Aggiungete l’aceto e subito dopo lo zucchero. Mescolate fino a che lo zucchero non sarà sciolto. Assaggiate per controllare il sale, e l’equilibrio tra zucchero e aceto. Se la caponata fosse troppo asciutta, potete anche aggiungere un po’ d’acqua.
Fate raffreddare completamente e servite la caponata, fredda, dopo qualche ora, meglio ancora il giorno dopo. Si usa guarnire con del basilico o con le foglie del sedano e si mangia semplicemente con del pane affettato.
La melanzana (Solanum melongena) è un parente stretto del pomodoro e delle patate, originario del Medio Oriente, dov’è una verdura estremamente popolare. Il nome deriva, attraverso una strada molto tortuosa dall’arabo bāḏinjān (باذنجان). Una prima versione del nome, in uso nell’Ottocento, era “petonciano”, derivata forse passando dal turco patlıcan. Questa denominazione, però, ha generato la leggenda che questa verdura avesse effetti… imbarazzanti sull’intestino. Forse proprio per questo motivo, qualcuno ha pensato bene di sostituire peto- con un più accettabile e generico mela-, per avere melangiana (che è diventato di conseguenza un nome femminile). Un’etimologia popolare ci ha poi portato all’odierno melanzana, che era percepito come derivante da una forma meridionale di mela insana, in riferimento al fatto che il frutto non si può mangiare crudo.

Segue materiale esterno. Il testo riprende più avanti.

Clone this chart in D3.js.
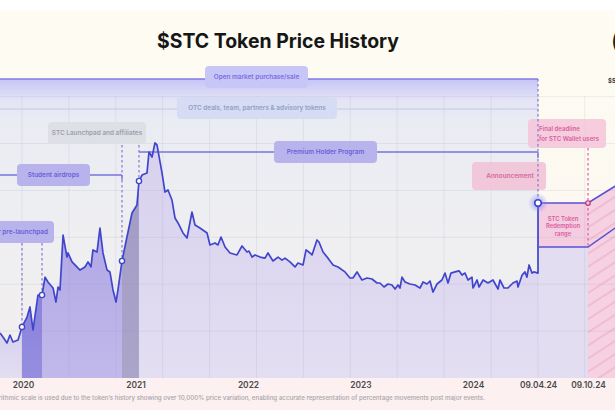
<!DOCTYPE html>
<html><head><meta charset="utf-8">
<script src="https://cdn.jsdelivr.net/npm/d3@7"></script>
<style>
html,body{margin:0;padding:0;background:#fff;overflow:hidden;}
svg{display:block;font-family:Inter,"Open Sans",sans-serif;}
</style></head>
<body><svg id="c" width="615" height="410"></svg>
<script>
// ---------------- DATA ----------------
const priceTimes = [
 2019.796,2019.822,2019.858,2019.884,2019.911,2019.956,2019.991,2020.036,2020.062,2020.089,
 2020.133,2020.169,2020.196,2020.222,2020.267,2020.293,2020.311,2020.329,2020.356,2020.391,
 2020.400,2020.436,2020.507,2020.551,2020.578,2020.604,2020.622,2020.658,2020.684,2020.711,
 2020.747,2020.773,2020.800,2020.827,2020.844,2020.880,2020.924,2020.969,2021.013,2021.031,
 2021.058,2021.102,2021.120,2021.147,2021.173,2021.191,2021.236,2021.262,2021.289,2021.324,
 2021.351,2021.378,2021.422,2021.458,2021.502,2021.529,2021.573,2021.636,2021.662,2021.707,
 2021.733,2021.760,2021.796,2021.840,2021.902,2021.947,2021.991,2022.009,2022.036,2022.062,
 2022.107,2022.151,2022.178,2022.222,2022.267,2022.302,2022.329,2022.373,2022.418,2022.444,
 2022.489,2022.516,2022.551,2022.569,2022.613,2022.631,2022.667,2022.711,2022.756,2022.800,
 2022.862,2022.907,2022.933,2022.969,2023.013,2023.058,2023.102,2023.147,2023.173,2023.209,
 2023.244,2023.280,2023.307,2023.333,2023.351,2023.369,2023.396,2023.440,2023.484,2023.529,
 2023.556,2023.591,2023.618,2023.644,2023.680,2023.724,2023.751,2023.778,2023.804,2023.840,
 2023.876,2023.902,2023.929,2023.956,2023.991,2024.000,2024.017,2024.025,2024.042,2024.062,
 2024.083,2024.104,2024.112,2024.129,2024.145,2024.166,2024.183,2024.187,2024.204,2024.216,
 2024.224,2024.233,2024.245,2024.253,2024.270];
const priceValues = [
 0.000282,0.000257,0.000224,0.000269,0.000229,0.000240,0.000324,0.000407,0.000513,0.000302,
 0.000676,0.000676,0.00102,0.000912,0.000794,0.000575,0.000813,0.000759,0.00269,0.00162,
 0.00178,0.00145,0.00120,0.00129,0.00145,0.00129,0.00191,0.00182,0.00316,0.00178,
 0.00120,0.00115,0.000759,0.000575,0.000759,0.00148,0.00257,0.00447,0.00537,0.00933,
 0.0107,0.0112,0.0182,0.0162,0.0224,0.0214,0.0112,0.00724,0.00759,0.00603,
 0.00398,0.00355,0.00282,0.00251,0.00457,0.00339,0.00316,0.00282,0.00214,0.00224,
 0.00214,0.00257,0.00204,0.00178,0.00170,0.00209,0.00182,0.00186,0.00162,0.00170,
 0.00162,0.00158,0.00178,0.00148,0.00162,0.00151,0.00158,0.00145,0.00129,0.00141,
 0.00135,0.00191,0.00178,0.00170,0.00240,0.00229,0.00182,0.00158,0.00135,0.00129,
 0.00115,0.00100,0.00100,0.00115,0.000955,0.00100,0.000977,0.000891,0.000891,0.000813,
 0.000871,0.000851,0.000776,0.000851,0.000794,0.00102,0.000912,0.000871,0.000851,0.000794,
 0.000912,0.000871,0.000933,0.000724,0.000871,0.000955,0.00112,0.000891,0.00112,0.00115,
 0.00118,0.00107,0.00112,0.000955,0.00102,0.000794,0.000955,0.000813,0.000955,0.000891,
 0.000955,0.000776,0.000955,0.000794,0.000794,0.000891,0.000933,0.000813,0.00107,0.00115,
 0.00102,0.00135,0.00112,0.00115,0.00112];
// key events (decimal years): pre-launchpad start/end, launchpad start/end, announcement, final deadline
const eventTimes = [2019.991, 2020.169, 2020.880, 2021.031, 2024.270, 2024.770];
const redemptionTimes = [2024.270, 2024.770, 2025.270];
const redemptionHigh = [0.00562, 0.00562, 0.0115];
const redemptionLow  = [0.00204, 0.00204, 0.00457];
const tickTimes  = [2020, 2021, 2022, 2023, 2024, 2024.270, 2024.770];
const tickLabels = ["2020","2021","2022","2023","2024","09.04.24","09.10.24"];
const phaseNames = ["Open market purchase/sale","OTC deals, team, partners & advisory tokens",
  "STC Launchpad and affiliates","Premium Holder Program","Student airdrops","Investor pre-launchpad"];
const titleText = "$STC Token Price History";
const footnote = "*Logarithmic scale is used due to the token\u2019s history showing over 10,000% price variation, enabling accurate representation of percentage movements post major events.";

// ---------------- SETUP ----------------
const W = 615, H = 410, baseY = 378;
const svg = d3.select("#c");
const defs = svg.append("defs");
const x = d3.scaleLinear().domain([2020, 2024, 2024.270, 2024.770, 2025.270]).range([23, 473, 538, 588, 638]);
const y = d3.scaleLog().domain([1e-4, 1e-1]).range([baseY, 78]);
const pts = priceTimes.map((t, i) => ({t, v: priceValues[i]}));
const red = redemptionTimes.map((t, i) => ({t, hi: redemptionHigh[i], lo: redemptionLow[i]}));

function lg(id, stops) {
  const g = defs.append("linearGradient").attr("id", id).attr("x1", 0).attr("y1", 0).attr("x2", 0).attr("y2", 1);
  stops.forEach(s => g.append("stop").attr("offset", s[0]).attr("stop-color", s[1]));
}
lg("bg", [[0, "#fefcf3"], [0.6, "#fcf8f1"], [1, "#fcf1f0"]]);
lg("band", [[0, "#c6c4f6"], [0.07, "#e4e4f5"], [0.14, "#eaecf3"], [0.55, "#efeff1"], [1, "#f3eeee"]]);
lg("aLight", [[0, "#d6d0ee"], [1, "#e3def1"]]);
lg("aMid", [[0, "#b1a8e6"], [1, "#c1b9ea"]]);
lg("aDark", [[0, "#8a82dc"], [1, "#958edf"]]);
lg("aGray", [[0, "#a29bc6"], [1, "#aba5c9"]]);
lg("aPost", [[0, "#d7d1ee"], [1, "#e3def1"]]);
const rg = defs.append("radialGradient").attr("id", "glow");
rg.append("stop").attr("offset", 0).attr("stop-color", "#7d79ff").attr("stop-opacity", 0.7);
rg.append("stop").attr("offset", 1).attr("stop-color", "#7d79ff").attr("stop-opacity", 0);
const pat = defs.append("pattern").attr("id", "hatch").attr("patternUnits", "userSpaceOnUse")
  .attr("width", 11).attr("height", 11).attr("patternTransform", "rotate(-33)");
pat.append("rect").attr("width", 11).attr("height", 11).attr("fill", "#f6d1e1");
pat.append("line").attr("x1", 0).attr("y1", 5).attr("x2", 11).attr("y2", 5)
  .attr("stroke", "#e9a7c6").attr("stroke-width", 1);

// ---------------- BACKGROUND ----------------
svg.append("rect").attr("width", W).attr("height", H).attr("fill", "url(#bg)");
svg.append("rect").attr("width", W).attr("height", 10).attr("fill", "#ffffff");
svg.append("rect").attr("y", baseY).attr("width", W).attr("height", H - baseY).attr("fill", "#fcf0f0");
const xEnd = x(eventTimes[4]);
svg.append("rect").attr("x", 0).attr("y", 79).attr("width", xEnd).attr("height", baseY - 79).attr("fill", "url(#band)");

// ---------------- AREAS ----------------
const area = d3.area().x(d => x(d.t)).y0(baseY).y1(d => y(d.v));
const bounds = [priceTimes[0], ...eventTimes.slice(0, 5)];
const fills = ["url(#aLight)", "url(#aDark)", "url(#aMid)", "url(#aGray)", "url(#aPost)"];
for (let i = 0; i < 5; i++) {
  const seg = pts.filter(d => d.t >= bounds[i] - 1e-6 && d.t <= bounds[i + 1] + 1e-6);
  svg.append("path").attr("d", area(seg)).attr("fill", fills[i]);
}
const redA = red.slice(0, 2);
svg.append("path").attr("d", d3.area().x(d => x(d.t)).y0(baseY).y1(d => y(d.lo))(redA)).attr("fill", "#e2ddf0");
svg.append("path").attr("d", d3.area().x(d => x(d.t)).y0(d => y(d.lo)).y1(d => y(d.hi))(redA)).attr("fill", "#f4cde0");
svg.append("path").attr("d", d3.area().x(d => x(d.t)).y0(baseY).y1(d => y(d.hi))(red.slice(1))).attr("fill", "url(#hatch)");

// ---------------- GRID ----------------
const gstep = 46.9;
const grid = svg.append("g").attr("stroke", "#8c8cb4").attr("stroke-opacity", 0.14).attr("stroke-width", 1);
d3.range(22, W, gstep).forEach(gx => grid.append("line").attr("x1", gx).attr("x2", gx).attr("y1", 96).attr("y2", baseY));
d3.range(baseY - gstep, 90, -gstep).forEach(gy => grid.append("line").attr("x1", 0).attr("x2", W).attr("y1", gy).attr("y2", gy));

// ---------------- PHASE LINES & BOXES ----------------
const purpleLine = "#7a73dd";
function hline(x1, x2, yy, col, w) {
  svg.append("line").attr("x1", x1).attr("x2", x2).attr("y1", yy).attr("y2", yy)
    .attr("stroke", col).attr("stroke-width", w);
}
hline(0, xEnd, 79, "#7f7ae6", 1.6);
hline(0, xEnd, 109, "#c1c9e8", 1.1);
hline(x(eventTimes[3]), xEnd, 152, purpleLine, 1.3);
svg.append("line").attr("x1", xEnd).attr("x2", xEnd).attr("y1", 152).attr("y2", 158).attr("stroke", purpleLine).attr("stroke-width", 1.3);
hline(0, x(eventTimes[2]), 175, purpleLine, 1.3);
svg.append("line").attr("x1", x(eventTimes[2])).attr("x2", x(eventTimes[2])).attr("y1", 175).attr("y2", 180).attr("stroke", purpleLine).attr("stroke-width", 1.3);

function dline(xx, y1, y2, col) {
  svg.append("line").attr("x1", xx).attr("x2", xx).attr("y1", y1).attr("y2", y2)
    .attr("stroke", col).attr("stroke-width", 1.2).attr("stroke-dasharray", "2.5,2.5");
}
const dashCol = "#8378cf";
[0, 1].forEach(k => dline(x(eventTimes[k]), 243, y(priceValues[priceTimes.indexOf(eventTimes[k])]), dashCol));
[2, 3].forEach(k => dline(x(eventTimes[k]), 145, y(priceValues[priceTimes.indexOf(eventTimes[k])]), dashCol));

function box(bx, by, bw, bh, fill, op) {
  svg.append("rect").attr("x", bx).attr("y", by).attr("width", bw).attr("height", bh)
    .attr("rx", 4).attr("fill", fill).attr("fill-opacity", op || 1);
}
function label(tx, ty, txt, col, anchor, size) {
  return svg.append("text").attr("x", tx).attr("y", ty).attr("text-anchor", anchor || "middle")
    .attr("font-size", size || 6.4).attr("font-weight", 600).attr("fill", col).text(txt);
}
box(205, 66, 103, 22, "#c8c6f6"); label(256.5, 79.3, phaseNames[0], "#7a6fe4");
box(177, 97, 160, 22, "#d5dcf3"); label(257, 110.3, phaseNames[1], "#90a0c8");
box(48, 122, 98, 22, "#dee0e6"); label(97, 135.3, phaseNames[2], "#9ba1ab");
box(274, 141, 103, 22, "#b8b3ec"); label(325.5, 154.3, phaseNames[3], "#6b5fd8");
box(17, 164, 73, 22, "#b8b3ec"); label(53.5, 177.3, phaseNames[4], "#6b5fd8");
box(-45, 221, 99, 22, "#b8b3ec"); label(48, 234.3, phaseNames[5], "#6b5fd8", "end");

box(472, 162, 74, 28, "#f2c2d7", 0.9); label(510, 178.3, "Announcement", "#d46ca0");
box(528, 119, 78, 29, "#f4c4d9", 0.85);
label(539, 131, "Final deadline", "#d95d9f", "start", 6.1);
label(539, 140.5, "for STC Wallet users", "#d95d9f", "start", 6.1);
dline(xEnd, 79, y(redemptionHigh[0]), dashCol);
dline(x(eventTimes[5]), 148, y(redemptionLow[1]), "#d8609e");

label(563, 221, "STC Token", "#d95d9f", "middle", 5.9);
label(563, 228.3, "Redemption", "#d95d9f", "middle", 5.9);
label(563, 235.6, "range", "#d95d9f", "middle", 5.9);

// ---------------- LINES ----------------
const lineCol = "#3f46cc";
const linePts = pts.concat([{t: redemptionTimes[0], v: redemptionHigh[0]}]);
svg.append("path").attr("d", d3.line().x(d => x(d.t)).y(d => y(d.v))(linePts))
  .attr("fill", "none").attr("stroke", lineCol).attr("stroke-width", 1.7).attr("stroke-linejoin", "round");
svg.append("path").attr("d", d3.line().x(d => x(d.t)).y(d => y(d.hi))(red))
  .attr("fill", "none").attr("stroke", "#5651d6").attr("stroke-width", 1.6);
svg.append("path").attr("d", d3.line().x(d => x(d.t)).y(d => y(d.lo))(red))
  .attr("fill", "none").attr("stroke", "#5651d6").attr("stroke-width", 1.6);

eventTimes.slice(0, 4).forEach(t => {
  const v = priceValues[priceTimes.indexOf(t)];
  svg.append("circle").attr("cx", x(t)).attr("cy", y(v)).attr("r", 2.6)
    .attr("fill", "#ffffff").attr("stroke", lineCol).attr("stroke-width", 1.4);
});
svg.append("circle").attr("cx", xEnd).attr("cy", y(redemptionHigh[0])).attr("r", 10).attr("fill", "url(#glow)");
svg.append("circle").attr("cx", xEnd).attr("cy", y(redemptionHigh[0])).attr("r", 3.3)
  .attr("fill", "#ffffff").attr("stroke", lineCol).attr("stroke-width", 1.7);
svg.append("circle").attr("cx", x(eventTimes[5])).attr("cy", y(redemptionHigh[1])).attr("r", 2.3)
  .attr("fill", "#f6c3da").attr("stroke", "#c9307c").attr("stroke-width", 1.2);

// ---------------- AXIS ----------------
const ax = svg.append("g").attr("transform", `translate(0,${baseY})`)
  .call(d3.axisBottom(x).tickValues(tickTimes).tickFormat((d, i) => tickLabels[i]).tickSize(0).tickPadding(4));
ax.select(".domain").remove();
ax.selectAll("text").attr("font-size", 8.4).attr("font-weight", 600).attr("fill", "#4a4a4a")
  .attr("font-family", "Inter, sans-serif");

// ---------------- TEXT ----------------
const title = svg.append("text").attr("x", 278).attr("y", 48).attr("text-anchor", "middle")
  .attr("font-size", 21).attr("font-weight", 700).attr("fill", "#161616").text(titleText);
const tl = title.node().getComputedTextLength();
title.attr("font-size", 21 * 242 / tl);
svg.append("text").attr("x", 611).attr("y", 48).attr("font-size", 21).attr("font-weight", 500).attr("fill", "#222").text("(");
svg.append("text").attr("x", 608).attr("y", 83).attr("font-size", 6).attr("font-weight", 700).attr("fill", "#333").text("$STC");
svg.append("text").attr("x", 485).attr("y", 400).attr("text-anchor", "end")
  .attr("font-size", 6.2).attr("font-weight", 500).attr("fill", "#a8a4a8").text(footnote);
</script>
</body></html>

La melanzana attuale è probabilmente una forma addomesticata dalla pianta selvatica Solanum incanum, con la quale condivide i fiori viola e le spine. Allo stesso gruppo della melanzana e Solanum incanum (e appena distinguibile da quest’ultimo) appartiene anche il Solanum linnaeanum, che vedete in foto. Questa pianta si chiama in tutte le lingue “mela di Sodoma” e anche i botanici la chiamavano Solanum sodomaeum. Vuole una leggenda medioevale che, dopo la sua distuzione, a Sodoma non crescesse più alcuna pianta se non un albero che dava frutti stupendi, ma contenenti cenere e fiamme. I frutti gialli che vedete, a maturazione, si seccano e dentro rimane solo un poco appetibile ammasso di semi, polvere e fibre.